Staunton, May 28 – Just as in the United States, in Russia, after every mass school shooting, officials propose a variety of steps to tighten control over guns in order to prevent a repetition; but after expressions of support for such moves even at the presidential level, not much happens.
What is striking about this similarity is how two such different systems which react so differently to most issues react in much the same way to this one, a reflection of both the difficulties of regulating weapons and the remarkable political strength of hunters and gun owners generally in both. (On this, see windowoneurasia2.blogspot.com/2021/05/russia-now-has-not-only-columbines-but.html.)
But what is striking as time passes from the latest Russian “Columbine” as its commentators have taken to describing school shootings in the Russian Federation is how much information is coming out about the complexities and loopholes in Russian gun law, a segment of governance that many in the West tend to assume includes only bans.
In fact, as an article in Kazan’s Business-Gazeta points out, Russian laws governing ownership of guns are a hodgepodge of rules, some of which are quite restrictive but easily avoided while others are even less strict than those which exist in other countries including the United States (business-gazeta.ru/article/510945).
There are a large number of paths to gun ownership in the Russian Federation depending on the kind of guns involved. Many of these are filled with obstacles, but the obstacles are easily overcome by anyone who wants to take the time to navigate them. What is striking is that it is easier for ordinary Russians to get a handgun for personal use than it is for siloviki to do so.
According to the Kazan portal, “every third siloviki does not get permission” for personal weapons when he applies, but the share of ordinary Russians who do is much larger. That is because the siloviki operate under tighter control in this respect than do other Russians who often can pick and choose how to apply for weapons.

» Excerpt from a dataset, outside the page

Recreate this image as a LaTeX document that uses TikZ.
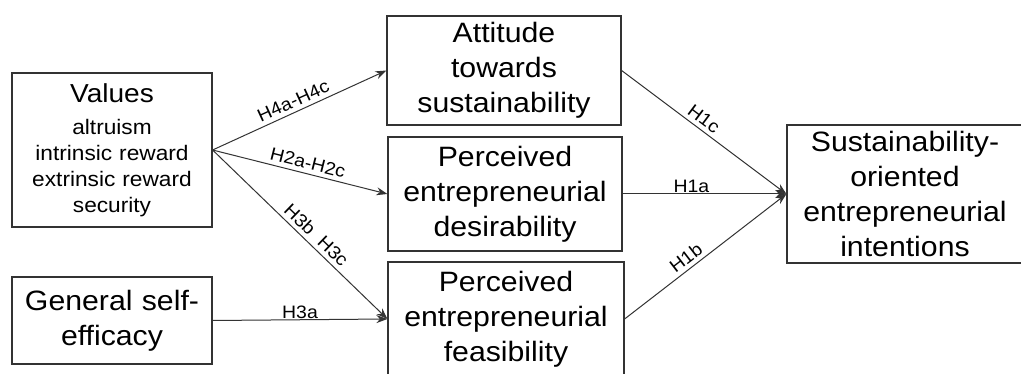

One of the most striking gaps in Russian gun laws is that there are absolutely no limits on how many bullets anyone can purchase at any one time. People can buy a handful or “an entire carload,” Business-Gazeta says. There are even procedures for getting permission for importing ammunition on an individual basis.
All this means that once an individual does have a gun, he is likely to be able to stockpile an enormous quantity of ammunition he can then use without any supervisions, thus creating a situation where mass violence becomes more rather than less likely.
The portal notes that after every mass shooting in Russia in recent years, politicians have called for tighter controls; but despite their calls, almost nothing has happened. In the weeks since the latest “Columbine,” even President Vladimir Putin has called for changes. But they haven’t happened at least not yet.
Indeed, the only change that has occurred is in the city where the shooting happened, officials have purchased more street cameras to monitor people. There hasn’t even been a willingness to put more guards at the schools because there is a raging controversy over whether Moscow or the localities should pay for this.